One particular irony of this horrifying photograph of a racist lynching is that all the reader has to do is flip back one page to find a peaceful photograph of two women, also finely attired in long dresses and hats, looking at a spectacular landscape in Glacier National Park in Montana in the early 1910s.

On these two consecutive pages one can experience and confront the contradictions and the conundrums of looking at our history through the filter of photography. One picture is beautiful, the next is brutal. Ken Burns does not hesitate as he holds up a mirror and asks us to recognize that our American past can be heroic or demonic, splendid or sad.

Unfortunately there is a typo in the caption regarding the date of the Oklahoma photo, but an even more egregious typo occurs in a note to a portrait of a young Charlie Chaplin in Hollywood in 1916. In the “Illustrated Notes” Eugene McCarthy is identified as the U.S. Senator who in 1952 branded Chaplin a communist. It was Senator Joe McCarthy. This lack of editing is a surprising lapse in an otherwise meticulous project.
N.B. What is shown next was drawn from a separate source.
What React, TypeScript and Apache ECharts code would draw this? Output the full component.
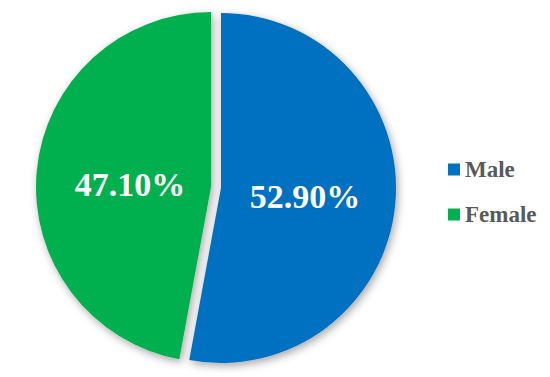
import React, { useEffect, useRef } from "react";
import * as echarts from "echarts";

const categories = ["Male", "Female"];
const values = [52.9, 47.1];
const colors = ["#0070C0", "#00B050"];

const SERIF = "Times New Roman, Liberation Serif, serif";

export default function App() {
  const ref = useRef<HTMLDivElement>(null);
  useEffect(() => {
    if (!ref.current) return;
    const chart = echarts.init(ref.current, null, { renderer: "svg" });
    const labelNudge = [
      { dx: -6, dy: 0 },
      { dx: 9, dy: 6 },
    ];
    chart.setOption({
      animation: false,
      backgroundColor: "#ffffff",
      legend: {
        orient: "vertical",
        left: 443,
        top: 153,
        itemWidth: 12,
        itemHeight: 12,
        itemGap: 22,
        icon: "rect",
        data: categories,
        textStyle: {
          color: "#595959",
          fontSize: 23,
          fontWeight: "bold",
          lineHeight: 23,
          fontFamily: SERIF,
        },
      },
      series: [
        {
          type: "pie",
          center: [216, 187.5],
          radius: [0, 175],
          startAngle: 90,
          clockwise: true,
          selectedMode: "multiple",
          selectedOffset: 5,
          emphasis: { disabled: true },
          itemStyle: {
            shadowBlur: 8,
            shadowColor: "rgba(0,0,0,0.35)",
            shadowOffsetX: 2,
            shadowOffsetY: 3,
          },
          label: {
            show: true,
            position: "inner",
            color: "#ffffff",
            fontSize: 34,
            fontWeight: "bold",
            fontFamily: SERIF,
            formatter: (p: any) => p.value.toFixed(2) + "%",
          },
          labelLine: { show: false },
          labelLayout: (p: any) => labelNudge[p.dataIndex] || {},
          data: categories.map((name, i) => ({
            name,
            value: values[i],
            selected: true,
            itemStyle: { color: colors[i] },
          })),
        },
      ],
    });
    return () => chart.dispose();
  }, []);
  return (
    <div
      ref={ref}
      style={{ position: "fixed", left: 0, top: 0, width: 550, height: 377 }}
    />
  );
}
America and Americans are capable of extraordinary achievements and of great cruelty as well. We have soared and prospered and become the envy of the world, driven by new ideas and remarkable innovations and inventions. Simultaneously, we have sometimes descended to the depths of depravity and despair. We have dressed up for church on Sunday or dressed down under the white sheets of the Ku Klux Klan.

Ken Burns asks us to marvel at the beauty of our landscape while remembering the people who were here first and who were dispatched with lies and deceit or quite often murder. Burns asks us to glory in our shared history and successes while acknowledging the enslaved peoples and the maligned immigrants without whose labor and sweat the American dream would likely have died.

Our America elevates us to the stars while simultaneously pulling back the curtain to reveal our scars. The images can be edifying or terrifying. Burns chooses to not prettify our American history or to de-sensitize his readers.

Our America is an unflinching portrait of our shared visual markers through time.

Burns confronts us with all the complexity, the contradictions, and the contributions of the American experience with the genius of an historian and the compassion of a humanitarian.

He reminds us we are a divine country, but often a divided country. At this critical juncture in our history, Burns has produced a brilliant historical photo album of great conscience and of great consequence.